_Exercise_
Report, as a bare number, how many lines contain the string "this".

_Collected data_
## Start

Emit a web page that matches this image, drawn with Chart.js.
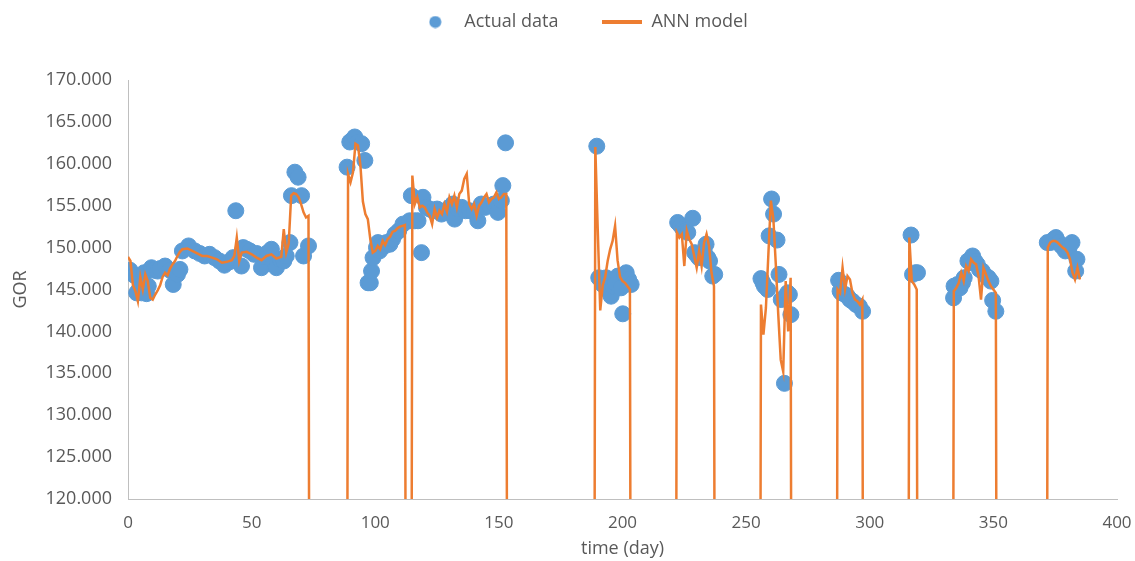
<!DOCTYPE html>
<html>
<head>
<meta charset="utf-8">
<script src="https://cdn.jsdelivr.net/npm/chart.js@4.4.1/dist/chart.umd.min.js"></script>
<style>
  html, body { margin: 0; padding: 0; background: #fff; overflow: hidden; }
  #wrap { width: 1135px; height: 561px; position: relative; overflow: hidden; }
  canvas { display: block; }
</style>
</head>
<body>
<div id="wrap"><canvas id="mycanvas"></canvas></div>
<script>
// measured GOR values (blue dots)
var actualDays = [0.8, 2.5, 3.5, 4.5, 5.5, 6.5, 7.5, 8.2, 9.5, 10.5, 12, 13, 15, 17, 18.3, 20, 21, 22, 24.5, 27, 29, 31, 33, 35, 37, 39, 41, 42.5, 43.6, 45.9, 46.6, 48, 49.3, 51, 52, 54, 55, 56.5, 58, 59, 60, 61.5, 63, 64, 65.5, 66.1, 67.5, 68.8, 70.2, 71, 73,
  88.6, 89.7, 90.5, 91.7, 93, 94.5, 95.8, 97.1, 98, 98.5, 99.1, 100.5, 101.1, 101.8, 102.5, 103.8, 104.5, 105.9, 107, 108, 109.5, 111.2, 113.9, 114.6, 116, 117.3, 118.7, 119.3, 120.7, 122, 123.4, 125, 126.8, 128.5, 130, 131.4, 132.1, 133.5, 135, 136.5, 138.2, 140, 141.5, 142.9, 144.5, 146.3, 148, 149.6, 151, 151.6, 152.7,
  189.6, 190.4, 191.5, 192, 193.4, 194.5, 195.4, 196, 197, 198.1, 199.4, 200.1, 200.8, 201.5, 202.5, 203.5,
  222.3, 223.5, 224.5, 225.5, 226.4, 228.4, 229.2, 229.8, 230.8, 232, 233, 233.8, 234.5, 235.2, 236.5, 237.3,
  256, 256.8, 257.4, 258.7, 259.3, 260.3, 261.1, 262.5, 263.3, 264.2, 265.5, 266, 266.8, 267.5, 268.1,
  287.4, 288, 288.5, 290, 291, 292, 293, 294.5, 295.8, 297.1,
  316.7, 317.3, 318.5, 319.3,
  333.9, 334.1, 335.5, 336.5, 337.5, 338.2, 339.7, 341, 341.6, 342.5, 343.5, 344.4, 345.5, 347, 348, 349, 349.7, 351,
  371.8, 373, 374.5, 375.3, 376.5, 377.5, 379.1, 380.5, 381.8, 383.3, 383.8];
var actualGor = [147.3, 146.7, 144.6, 145.0, 144.6, 147.0, 144.5, 145.4, 147.6, 147.3, 147.2, 147.5, 147.8, 147.3, 145.6, 146.8, 147.4, 149.6, 150.2, 149.6, 149.3, 149.0, 149.2, 148.8, 148.4, 147.9, 148.3, 148.8, 154.4, 147.8, 150.0, 149.8, 149.6, 149.2, 149.3, 147.6, 148.9, 149.4, 149.8, 148.4, 147.6, 148.6, 148.4, 149.0, 150.6, 156.2, 159.0, 158.4, 156.2, 149.0, 150.2,
  159.6, 162.6, 162.8, 163.2, 162.6, 162.4, 160.4, 145.8, 145.8, 147.2, 148.8, 150.0, 150.6, 149.6, 150.4, 150.2, 150.6, 150.4, 151.0, 151.6, 152.0, 152.8, 153.2, 156.2, 153.2, 153.2, 149.4, 156.0, 154.8, 154.6, 154.4, 154.6, 154.0, 154.2, 154.8, 155.2, 153.4, 154.6, 154.8, 154.4, 154.4, 154.2, 153.2, 155.2, 154.8, 155.0, 155.2, 154.2, 155.6, 157.4, 162.5,
  162.1, 146.4, 146.2, 145.6, 146.4, 144.8, 144.2, 145.4, 145.8, 146.6, 145.2, 142.1, 146.8, 147.0, 146.2, 145.6,
  153.0, 152.6, 152.2, 152.0, 151.8, 153.5, 149.4, 149.2, 148.8, 149.2, 149.6, 150.4, 148.8, 148.4, 146.6, 146.8,
  146.3, 145.8, 145.4, 145.0, 151.4, 155.8, 154.0, 150.9, 146.8, 143.8, 133.8, 144.2, 144.6, 144.4, 142.0,
  146.1, 144.8, 144.6, 144.4, 144.2, 143.8, 143.6, 143.2, 143.0, 142.4,
  151.5, 146.8, 147.0, 147.0,
  144.0, 145.4, 145.6, 145.2, 145.8, 146.4, 148.4, 148.2, 149.0, 148.4, 148.0, 147.4, 147.2, 146.6, 146.4, 146.0, 143.7, 142.4,
  150.6, 150.6, 151.0, 151.2, 150.6, 150.2, 149.6, 149.8, 150.6, 147.2, 148.6];

// ANN model output (orange line), zero on the days without data
var annDays = [0, 1, 2, 3, 4, 5, 6, 7, 8, 9, 10, 11, 12, 13, 14, 15, 16, 17, 18, 19, 20, 21, 22, 24, 26, 28, 30, 32, 34, 36, 38, 40, 42, 43, 44, 45, 46, 48, 50, 52, 54, 56, 58, 60, 62, 63, 64, 65, 66, 67, 68, 69, 70, 71, 72, 73, 74,
  88, 89, 90, 91, 92, 93, 94, 95, 96, 97, 98, 99, 100, 101, 102, 103, 104, 105, 106, 107, 108, 109, 110, 111, 112, 113,
  114, 115, 116, 117, 118, 119, 120, 121, 122, 123, 124, 125, 126, 127, 128, 129, 130, 131, 132, 133, 134, 135, 136, 137, 138, 139, 140, 141, 142, 143, 144, 145, 146, 147, 148, 149, 150, 151, 152, 153, 154,
  188, 189, 190, 191, 192, 193, 194, 195, 196, 197, 198, 199, 200, 201, 202, 203, 204,
  221, 222, 223, 224, 225, 226, 227, 228, 229, 230, 231, 232, 233, 234, 235, 236, 237, 238,
  255, 256, 257, 258, 259, 260, 261, 262, 263, 264, 265, 266, 267, 268, 269,
  286, 287, 288, 289, 290, 291, 292, 293, 294, 295, 296, 297, 298,
  315, 316, 317, 318, 319, 320,
  333, 334, 335, 336, 337, 338, 339, 340, 341, 342, 343, 344, 345, 346, 347, 348, 349, 350, 351, 352,
  371, 372, 373, 374, 375, 376, 377, 378, 379, 380, 381, 382, 383, 384, 385];
var annGor = [148.9, 148.4, 145.5, 144.8, 143.6, 146.5, 145.0, 146.8, 146.0, 144.0, 143.8, 144.4, 144.9, 145.5, 146.5, 147.0, 146.7, 147.5, 148.0, 148.4, 149.0, 149.5, 149.8, 149.9, 149.6, 149.3, 149.0, 149.0, 148.8, 148.6, 148.2, 148.3, 148.5, 149.0, 151.2, 148.4, 149.4, 149.5, 149.2, 148.8, 148.5, 149.0, 149.2, 148.7, 148.9, 152.2, 149.4, 150.5, 156.2, 156.5, 156.4, 156.0, 155.2, 154.2, 153.6, 153.8, 0,
  0, 158.8, 157.8, 159.0, 162.4, 162.2, 159.8, 155.5, 154.0, 153.4, 151.0, 149.4, 149.6, 150.2, 149.8, 150.8, 150.3, 151.0, 151.3, 151.9, 152.0, 152.3, 152.5, 152.6, 152.7, 0,
  0, 158.6, 155.2, 156.0, 154.8, 155.0, 154.8, 154.2, 153.8, 152.8, 154.6, 153.6, 154.4, 154.0, 155.2, 154.3, 156.0, 155.2, 156.2, 154.8, 156.4, 156.8, 158.2, 158.8, 155.2, 154.6, 155.2, 153.8, 155.0, 155.4, 156.0, 156.4, 155.4, 155.8, 156.0, 156.6, 155.8, 156.0, 156.4, 156.4, 0,
  0, 162.0, 152.0, 142.5, 145.5, 146.5, 148.4, 149.8, 150.8, 152.6, 148.5, 146.5, 146.0, 145.8, 145.4, 145.0, 0,
  0, 151.8, 151.2, 151.6, 147.8, 152.0, 151.0, 150.4, 149.0, 147.6, 149.6, 147.8, 150.6, 151.6, 150.2, 147.0, 145.4, 0,
  0, 143.2, 139.6, 142.8, 149.2, 155.6, 153.5, 148.0, 142.0, 136.6, 135.2, 146.0, 140.0, 146.4, 0,
  0, 145.0, 144.6, 147.6, 145.0, 146.6, 146.2, 144.6, 143.8, 143.6, 143.2, 143.8, 0,
  0, 151.2, 146.0, 145.6, 145.0, 0,
  0, 144.8, 145.2, 145.8, 147.0, 146.0, 147.8, 147.2, 148.6, 148.2, 148.0, 146.6, 143.8, 147.6, 146.8, 146.0, 145.4, 145.0, 144.6, 0,
  0, 150.0, 150.6, 150.8, 150.8, 150.6, 150.3, 150.0, 149.8, 149.4, 148.6, 147.0, 146.2, 147.6, 146.2];

var yTicks = [120, 125, 130, 135, 140, 145, 150, 155, 160, 165, 170];
var xTicks = [0, 50, 100, 150, 200, 250, 300, 350, 400];

var blue = '#5B9BD5';
var orange = '#ED7D31';
var grey = '#595959';

function toPoints(xs, ys) {
  var pts = [];
  for (var i in xs) {
    pts.push({x: xs[i], y: ys[i]});
  }
  return pts;
}

// small swatches for the legend
function swatch(w, h, draw) {
  var c = document.createElement('canvas');
  c.width = w; c.height = h;
  draw(c.getContext('2d'));
  return c;
}
var dotIcon = swatch(13, 13, function(g) {
  g.fillStyle = blue; g.beginPath(); g.arc(6.5, 6.5, 6, 0, Math.PI * 2); g.fill();
});
var lineIcon = swatch(40, 4, function(g) {
  g.fillStyle = orange; g.fillRect(0, 0, 40, 4);
});

// fixed legend band, then nudge the legend into place
var legendSpace = {
  id: 'legendSpace',
  beforeInit: function(chart) {
    var fit = chart.legend.fit;
    chart.legend.fit = function() {
      fit.bind(chart.legend)();
      this.height = 76;
    };
  },
  afterLayout: function(chart) {
    var lg = chart.legend;
    lg.top -= 35; lg.bottom -= 35;
    lg.left += 10; lg.right += 10;
  }
};

var ctx = document.getElementById('mycanvas');
var chart = new Chart(ctx, {
  type: 'scatter',
  data: {
    datasets: [
      {
        label: 'Actual data',
        data: toPoints(actualDays, actualGor),
        backgroundColor: blue,
        borderColor: blue,
        pointRadius: 8,
        pointHoverRadius: 8,
        order: 1
      },
      {
        label: 'ANN model',
        data: toPoints(annDays, annGor),
        showLine: true,
        borderColor: orange,
        backgroundColor: orange,
        borderWidth: 2.5,
        pointRadius: 0,
        pointHoverRadius: 0,
        tension: 0,
        order: 0
      }
    ]
  },
  plugins: [legendSpace],
  options: {
    responsive: true,
    maintainAspectRatio: false,
    animation: false,
    layout: { padding: { left: 8, right: 0, top: 4, bottom: 0 } },
    plugins: {
      tooltip: { enabled: false },
      legend: {
        position: 'top',
        labels: {
          usePointStyle: true,
          pointStyleWidth: 40,
          boxHeight: 13,
          padding: 44,
          color: grey,
          font: { family: 'Open Sans', size: 18 },
          sort: function(a, b) { return a.datasetIndex - b.datasetIndex; },
          generateLabels: function(chart) {
            var items = Chart.defaults.plugins.legend.labels.generateLabels(chart);
            items.forEach(function(it) {
              it.pointStyle = it.datasetIndex === 0 ? dotIcon : lineIcon;
            });
            return items;
          }
        }
      }
    },
    scales: {
      x: {
        type: 'linear',
        min: 0,
        max: 400,
        afterBuildTicks: function(axis) {
          axis.ticks = xTicks.map(function(v) { return {value: v}; });
        },
        grid: { display: false, drawTicks: false },
        border: { display: true, color: '#BFBFBF', width: 1 },
        ticks: { padding: 14, color: grey, font: { family: 'Open Sans', size: 17 }, maxRotation: 0 },
        title: { display: true, text: 'time (day)', color: grey, font: { family: 'Open Sans', size: 18 }, padding: { top: 0, bottom: 1 } },
        afterFit: function(axis) {
          axis.height = 62;
          axis.paddingRight = 18;
        }
      },
      y: {
        min: 120,
        max: 170,
        afterBuildTicks: function(axis) {
          axis.ticks = yTicks.map(function(v) { return {value: v}; });
        },
        grid: { display: false, drawTicks: false },
        border: { display: true, color: '#BFBFBF', width: 1 },
        ticks: {
          padding: 16,
          color: grey,
          font: { family: 'Open Sans', size: 18 },
          callback: function(v) { return v.toFixed(3); }
        },
        title: { display: true, text: 'GOR', color: grey, font: { family: 'Open Sans', size: 18 }, padding: { top: 2, bottom: 0 } },
        afterFit: function(axis) { axis.width = 120; }
      }
    }
  }
});
</script>
</body>
</html>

## End

_Output_
2